The election of Republicans certainly wasn’t a mandate of anything.
Some defenders of Obama will say that a lot has been accomplished and that Americans are misinformed/uninformed and just plain impatient. As Jon Stewart summarized it in his interview with Obama, defenders of the Obama administration are saying “Please baby, one more chance.”
It’s true that the Obama administration did accomplish a fair amount, but it’s also true that the Obama administration failed to communicate those accomplishments and the mainstream media mostly just played up the narrative of Obama as weak and incompetent. Of course, there is plenty of blame to go around and Americans aren’t completely stupid.
I understand all that. Still, much of the frustration Americans feel can be blamed on Obama and Democrats in general.
Here are some comments from that video:
gothatfunk obama inherited such a mess, its unreasonable to expect striking results after 21 months. but there IS a lot of stuff he’s compromised on he didnt have to, and campaign promises that have been not just ignored, but he’s done the opposite of what he said. like for example he should have repealed the Patriot Act. but he’s instead drawn more power to the executive than did GWB. so yeah, acknowledge the good, criticise the bad. its not all or nothing.
CiphersSon @gothatfunk i here ya its very gray area i voted for obama but he’s just doing the same old thing. lockstep with special intrest as they all do. Change? but the one good thing is getting health care particaily implemented. When it comes to the dept… even the next prez is still oging to be head deep in that shit. There all lies im just so disillusioned buy the hole ide of it all theres this idea of ” the land of the free” but its more land of the money and power. Not the citizenry.
Here is what I’d say along these lines.
Obama could’ve tackled economic problems in a way that would’ve helped average Americans.
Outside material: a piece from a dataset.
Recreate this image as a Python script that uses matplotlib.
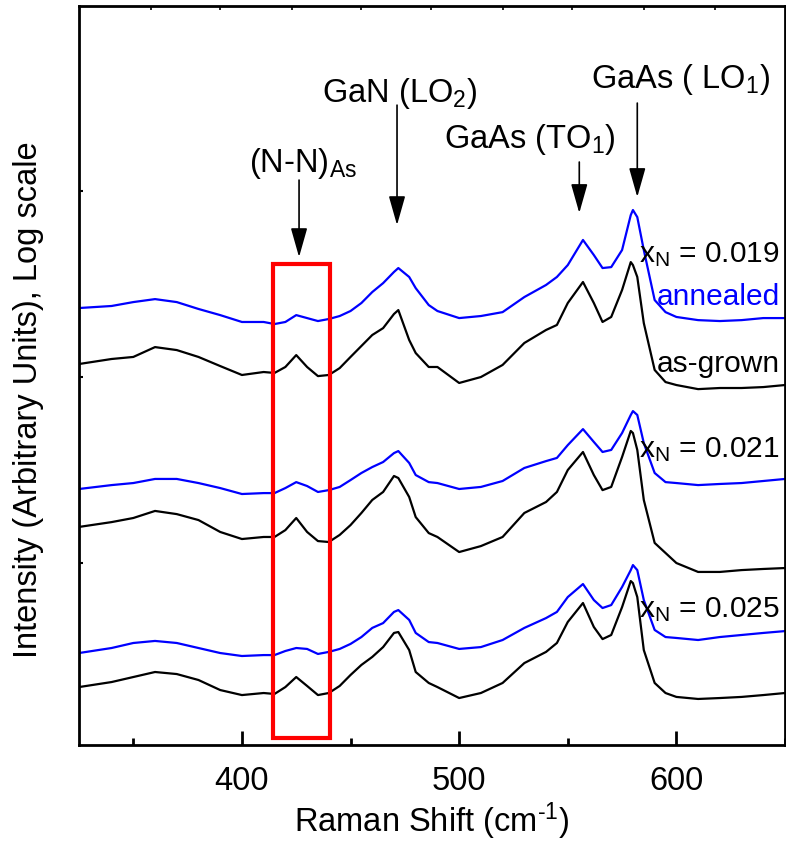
import numpy as np
import matplotlib
matplotlib.use("Agg")
import matplotlib.pyplot as plt
from matplotlib.patches import Rectangle

plt.rcParams['font.family'] = ['Liberation Sans', 'DejaVu Sans']
plt.rcParams['mathtext.fontset'] = 'custom'
plt.rcParams['mathtext.rm'] = 'Liberation Sans'
plt.rcParams['mathtext.it'] = 'Liberation Sans:italic'
plt.rcParams['mathtext.bf'] = 'Liberation Sans:bold'

# Raman shift (cm^-1)
shift = [325, 340, 350, 360, 370, 380, 390, 400, 410, 415, 420, 425, 430, 435, 440,
         445, 450, 455, 460, 465, 470, 472, 477, 480, 486, 490, 500, 510, 520, 530,
         540, 545, 550, 557, 562, 566, 570, 575, 579, 580, 582, 585, 590, 595, 600,
         610, 620, 630, 640, 650]

# log10 intensity (arbitrary units)
ann_019 = [2.371, 2.382, 2.403, 2.419, 2.403, 2.366, 2.333, 2.296, 2.296, 2.285,
           2.296, 2.333, 2.317, 2.301, 2.312, 2.328, 2.355, 2.398, 2.457, 2.505,
           2.565, 2.586, 2.538, 2.478, 2.387, 2.355, 2.317, 2.328, 2.349, 2.430,
           2.495, 2.538, 2.602, 2.737, 2.656, 2.586, 2.591, 2.683, 2.871, 2.898,
           2.860, 2.683, 2.414, 2.349, 2.323, 2.306, 2.301, 2.306, 2.317, 2.317]
grw_019 = [2.070, 2.097, 2.108, 2.161, 2.145, 2.108, 2.059, 2.011, 2.027, 2.022,
           2.054, 2.118, 2.054, 2.005, 2.011, 2.048, 2.108, 2.167, 2.226, 2.263,
           2.339, 2.360, 2.199, 2.129, 2.054, 2.054, 1.968, 2.000, 2.065, 2.183,
           2.253, 2.280, 2.398, 2.511, 2.398, 2.296, 2.323, 2.468, 2.618, 2.602,
           2.538, 2.290, 2.038, 1.973, 1.957, 1.935, 1.941, 1.941, 1.946, 1.957]
ann_021 = [1.398, 1.419, 1.430, 1.452, 1.452, 1.430, 1.403, 1.371, 1.376, 1.376,
           1.403, 1.435, 1.414, 1.382, 1.392, 1.409, 1.446, 1.484, 1.516, 1.543,
           1.591, 1.602, 1.538, 1.473, 1.435, 1.430, 1.398, 1.409, 1.441, 1.511,
           1.548, 1.565, 1.634, 1.720, 1.651, 1.597, 1.608, 1.699, 1.796, 1.817,
           1.796, 1.645, 1.484, 1.435, 1.430, 1.419, 1.425, 1.430, 1.441, 1.452]
grw_021 = [1.194, 1.220, 1.242, 1.280, 1.263, 1.231, 1.167, 1.129, 1.140, 1.140,
           1.177, 1.242, 1.167, 1.118, 1.113, 1.151, 1.204, 1.269, 1.339, 1.382,
           1.468, 1.457, 1.355, 1.247, 1.161, 1.140, 1.059, 1.091, 1.140, 1.269,
           1.328, 1.382, 1.500, 1.597, 1.473, 1.392, 1.409, 1.570, 1.710, 1.699,
           1.608, 1.339, 1.108, 1.054, 1.000, 0.952, 0.952, 0.962, 0.968, 0.973]
ann_025 = [0.516, 0.543, 0.570, 0.581, 0.570, 0.543, 0.516, 0.500, 0.505, 0.505,
           0.527, 0.543, 0.538, 0.511, 0.522, 0.538, 0.565, 0.602, 0.651, 0.677,
           0.737, 0.747, 0.694, 0.624, 0.575, 0.570, 0.538, 0.548, 0.586, 0.651,
           0.704, 0.737, 0.817, 0.887, 0.801, 0.758, 0.774, 0.871, 0.962, 0.989,
           0.962, 0.801, 0.640, 0.602, 0.597, 0.586, 0.602, 0.613, 0.624, 0.634]
grw_025 = [0.333, 0.360, 0.387, 0.414, 0.403, 0.371, 0.317, 0.290, 0.301, 0.296,
           0.333, 0.387, 0.339, 0.290, 0.301, 0.339, 0.398, 0.452, 0.495, 0.548,
           0.624, 0.629, 0.532, 0.414, 0.355, 0.333, 0.274, 0.301, 0.355, 0.462,
           0.522, 0.570, 0.683, 0.785, 0.656, 0.591, 0.613, 0.763, 0.903, 0.892,
           0.817, 0.532, 0.355, 0.301, 0.280, 0.269, 0.274, 0.280, 0.290, 0.301]

annealed = [ann_019, ann_021, ann_025]
as_grown = [grw_019, grw_021, grw_025]

fig = plt.figure(figsize=(7.86, 8.42), dpi=100)
ax = fig.add_axes([79/786, 1-745/842, 706/786, 739/842])

x = np.array(shift)
for a, g in zip(annealed, as_grown):
    ax.plot(x, 10**np.array(a), color='#0000ff', lw=1.6)
    ax.plot(x, 10**np.array(g), color='black', lw=1.6)

fs = 23.5
fs2 = 21.5
ax.set_yscale('log')
ax.set_xlim(325, 650)
ax.set_ylim(10**0.0215, 10**3.995)
ax.set_yticks([10, 100, 1000])
ax.yaxis.set_minor_locator(matplotlib.ticker.NullLocator())
ax.yaxis.set_major_formatter(matplotlib.ticker.NullFormatter())
ax.set_xticks([400, 500, 600])
ax.set_xticks([350, 450, 550, 650], minor=True)
ax.tick_params(axis='x', which='major', direction='in', length=10, width=2,
               labelsize=fs, pad=15)
ax.tick_params(axis='x', which='minor', direction='in', length=5, width=2)
ax.tick_params(axis='y', which='major', direction='in', length=3, width=1.5)
for sp in ax.spines.values():
    sp.set_linewidth(2)

# small ticks on the top spine
sec = ax.secondary_xaxis('top')
sec.set_xticks([358, 390, 423, 455, 487, 520, 552, 585, 618])
sec.tick_params(direction='in', length=3, width=1.2, labeltop=False)
sec.xaxis.set_major_formatter(matplotlib.ticker.NullFormatter())

ax.set_xlabel('Raman Shift (cm$^{\\mathregular{\\text{-}1}}$)', fontsize=fs, labelpad=3)
fig.text(29/786, 1-400/842, 'Intensity (Arbitrary Units), Log scale',
         rotation=90, ha='center', va='center', fontsize=fs)

# red box around (N-N)As mode
ax.add_patch(Rectangle((414.3, 10**0.059), 26.3, 10**2.608 - 10**0.059,
                       fill=False, edgecolor='#ff0000', lw=3, zorder=5))

arrow = dict(arrowstyle='-|>,head_length=0.6,head_width=0.17', color='black',
             lw=1.2, mutation_scale=30, shrinkA=0, shrinkB=0)
# arrows: (x, tail log10, tip log10)
for xa, t0, t1 in [(426.3, 3.059, 2.645), (471.4, 3.462, 2.817),
                   (555.3, 3.156, 2.882), (582.0, 3.473, 2.968)]:
    ax.annotate('', xy=(xa, 10**t1), xytext=(xa, 10**t0), arrowprops=arrow)

ax.text(428.1, 10**3.102, '(N-N)$_{\\mathregular{As}}$', ha='center', va='baseline', fontsize=fs)
ax.text(472.4, 10**3.478, 'GaN (LO$_{\\mathregular{2}}$)', ha='center', va='baseline', fontsize=fs)
ax.text(532.3, 10**3.231, 'GaAs (TO$_{\\mathregular{1}}$)', ha='center', va='baseline', fontsize=fs)
ax.text(602.1, 10**3.554, 'GaAs ( LO$_{\\mathregular{1}}$)', ha='center', va='baseline', fontsize=fs)

xr = 647.5
ax.text(xr, 10**2.618, 'x$_{\\mathregular{N}}$ = 0.019', ha='right', va='baseline', fontsize=fs2)
ax.text(xr, 10**2.387, 'annealed', ha='right', va='baseline', fontsize=fs2, color='#0000ff')
ax.text(xr, 10**2.027, 'as-grown', ha='right', va='baseline', fontsize=fs2)
ax.text(xr, 10**1.570, 'x$_{\\mathregular{N}}$ = 0.021', ha='right', va='baseline', fontsize=fs2)
ax.text(xr, 10**0.710, 'x$_{\\mathregular{N}}$ = 0.025', ha='right', va='baseline', fontsize=fs2)

fig.savefig('out.png', dpi=100)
As long as economics creates societal unrest, the population will tend toward conservatism and so vote against Democrats. That is just plain commonsense. The economic stimulus that Obama did pass mostly helped big business just like the healthcare reform he passed helped insurance companies more than the average American. Most Americans wanted healthcare reform. Most Americans wanted public option. What Americans got was change, but it wasn’t all that impressive.
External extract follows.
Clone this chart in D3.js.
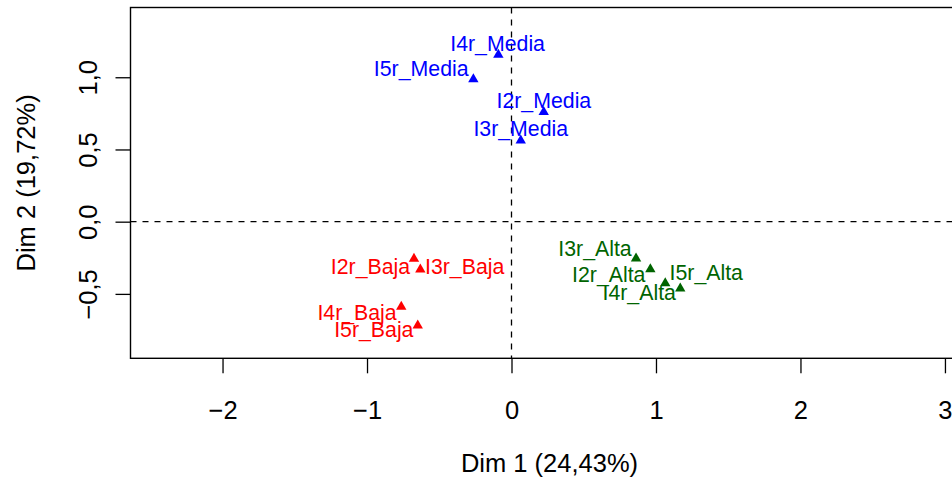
<!DOCTYPE html>
<html>
<head>
<meta charset="utf-8">
<script src="https://cdn.jsdelivr.net/npm/d3@7"></script>
<style>
  body { margin: 0; background: #fff; }
  svg text { font-family: "Liberation Sans", Arial, Helvetica, sans-serif; }
</style>
</head>
<body>
<div id="chart"></div>
<script>
var w = 952, h = 483;

// categories and coordinates (Dim 1, Dim 2)
var labels = ["I2r_Alta", "I3r_Alta", "I4r_Alta", "I5r_Alta",
              "I2r_Baja", "I3r_Baja", "I4r_Baja", "I5r_Baja",
              "I2r_Media", "I3r_Media", "I4r_Media", "I5r_Media"];
var dim1 = [0.961, 0.862, 1.064, 1.168,
            -0.675, -0.631, -0.763, -0.649,
            0.223, 0.064, -0.091, -0.264];
var dim2 = [-0.319, -0.244, -0.416, -0.452,
            -0.247, -0.321, -0.579, -0.708,
            0.769, 0.573, 1.166, 0.997];
var group = ["Alta", "Alta", "Alta", "Alta",
             "Baja", "Baja", "Baja", "Baja",
             "Media", "Media", "Media", "Media"];
// label anchors after repelling (data units)
var labX = [0.673, 0.578, 0.884, 1.348,
            -0.976, -0.324, -1.069, -0.953,
            0.224, 0.064, -0.096, -0.625];
var labY = [-0.364, -0.184, -0.486, -0.348,
            -0.306, -0.306, -0.630, -0.745,
            0.837, 0.645, 1.235, 1.062];

var xTicks = [-2, -1, 0, 1, 2, 3];
var yTicks = [-0.5, 0, 0.5, 1];
var xTitle = "Dim 1 (24,43%)", yTitle = "Dim 2 (19,72%)";

var colors = { Alta: "#006400", Baja: "#ff0000", Media: "#0000ff" };

var pLeft = 130.5, pRight = 968.5, pTop = 7.5, pBottom = 358.3;
var axisFont = "25.5px", labFont = "21.3px";

var x = d3.scaleLinear().domain([-2.637, 3.163]).range([pLeft, pRight]);
var y = d3.scaleLinear().domain([-0.946, 1.483]).range([pBottom, pTop]);

var svg = d3.select("#chart")
            .append("svg")
            .attr("width", w)
            .attr("height", h);

var fmt = function(d) { return d3.format(".1f")(d).replace(".", ",").replace("-", "\u2212"); };

// x axis
var xAxis = svg.append("g")
    .attr("transform", "translate(0," + pBottom + ")")
    .call(d3.axisBottom(x).tickValues(xTicks).tickSize(15).tickPadding(46)
      .tickFormat(function(d) { return String(d).replace("-", "\u2212"); }));
xAxis.select(".domain").remove();
xAxis.selectAll("line").attr("stroke", "#000").attr("stroke-width", 1.3);
xAxis.selectAll("text").attr("dy", null)
     .attr("font-size", axisFont).attr("fill", "#000")
     .attr("font-family", "Liberation Sans, Arial, sans-serif");

// y axis
var yAxis = svg.append("g")
    .attr("transform", "translate(" + pLeft + ",0)")
    .call(d3.axisLeft(y).tickValues(yTicks).tickSize(15).tickFormat(fmt));
yAxis.select(".domain").remove();
yAxis.selectAll("line").attr("stroke", "#000").attr("stroke-width", 1.3);
yAxis.selectAll("text")
     .attr("x", null).attr("dy", null)
     .attr("text-anchor", "middle")
     .attr("transform", "translate(-33.5,0) rotate(-90)")
     .attr("font-size", axisFont).attr("fill", "#000")
     .attr("font-family", "Liberation Sans, Arial, sans-serif");

// reference lines
svg.append("line")
    .attr("x1", pLeft).attr("x2", pRight)
    .attr("y1", y(0)).attr("y2", y(0))
    .attr("stroke", "#000").attr("stroke-width", 1.3)
    .attr("stroke-dasharray", "6,6");
svg.append("line")
    .attr("x1", x(0)).attr("x2", x(0))
    .attr("y1", pTop).attr("y2", pBottom)
    .attr("stroke", "#000").attr("stroke-width", 1.3)
    .attr("stroke-dasharray", "6,6");

// box
svg.append("rect")
    .attr("x", pLeft).attr("y", pTop)
    .attr("width", pRight - pLeft).attr("height", pBottom - pTop)
    .attr("fill", "none").attr("stroke", "#000").attr("stroke-width", 1.4);

// triangles (pch 17)
var tri = function(cx, cy) {
  var hw = 5.2, hh = 4.5;
  return "M" + cx + "," + (cy - hh) + "L" + (cx + hw) + "," + (cy + hh) +
         "L" + (cx - hw) + "," + (cy + hh) + "Z";
};
svg.selectAll("path.pt")
    .data(labels)
    .enter()
    .append("path")
    .attr("class", "pt")
    .attr("d", function(d, i) { return tri(x(dim1[i]), y(dim2[i])); })
    .attr("fill", function(d, i) { return colors[group[i]]; });

svg.selectAll("text.lab")
    .data(labels)
    .enter()
    .append("text")
    .attr("class", "lab")
    .text(function(d) { return d; })
    .attr("x", function(d, i) { return x(labX[i]); })
    .attr("y", function(d, i) { return y(labY[i]); })
    .attr("dy", "0.36em")
    .attr("text-anchor", "middle")
    .attr("font-size", labFont)
    .attr("fill", function(d, i) { return colors[group[i]]; });

// axis titles
svg.append("text")
    .text(xTitle)
    .attr("x", (pLeft + pRight) / 2)
    .attr("y", 472)
    .attr("text-anchor", "middle")
    .attr("font-size", axisFont);
svg.append("text")
    .text(yTitle)
    .attr("transform", "translate(34.5," + (pTop + pBottom) / 2 + ") rotate(-90)")
    .attr("text-anchor", "middle")
    .attr("font-size", axisFont);
</script>
</body>
</html>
I don’t like Ed Schultz that much, but I agree with his assessment of Obama’s halfhearted hope for compromise (does even Obama still believe what he says?). Rachel Maddow shows why compromise is such a joke. And I always enjoy Michael Moore’s take on things… courage of convictions instead of weak compromise? Imagine that.
To be fair, I don’t think Obama’s message of compromise is a complete failure. In some ways, Obama’s sticking to the bipartisan message has helped him win the narrative war or at least hold his own. I think Obama could be given credit for the results of Republicans being even less popular than Republicans. Most Americans admit that Obama doesn’t deserve primary blame for all our problems, that the problems started before he took office.
My point is that our entire political system has become a compromise with corporate wealth and power. Who cares if Obama wins the narrative war if the narrative that wins turns out to be propaganda and spin.
If for some reason you want to know the analysis of a Canadian anarcho-capitalist, here you go:
So, who are the real winners in these elections?
Even on the local level of my home state of Iowa, big money from out of state was victorious over judges defending the Iowa constitution.
But let me end on a different note. Here is an interesting take on the election results. His conclusion is that the Tea Party, as represented by Sarah Palin, can hardly be seen as victorious. Quite the opposite, in fact.
To the extent Republicans might merit their victories, the credit certainly can’t be given to Palin. As a politician, she is a failure and a quitter. As a campaign promoter, her support is the kiss of death. Palin is just another celebrity.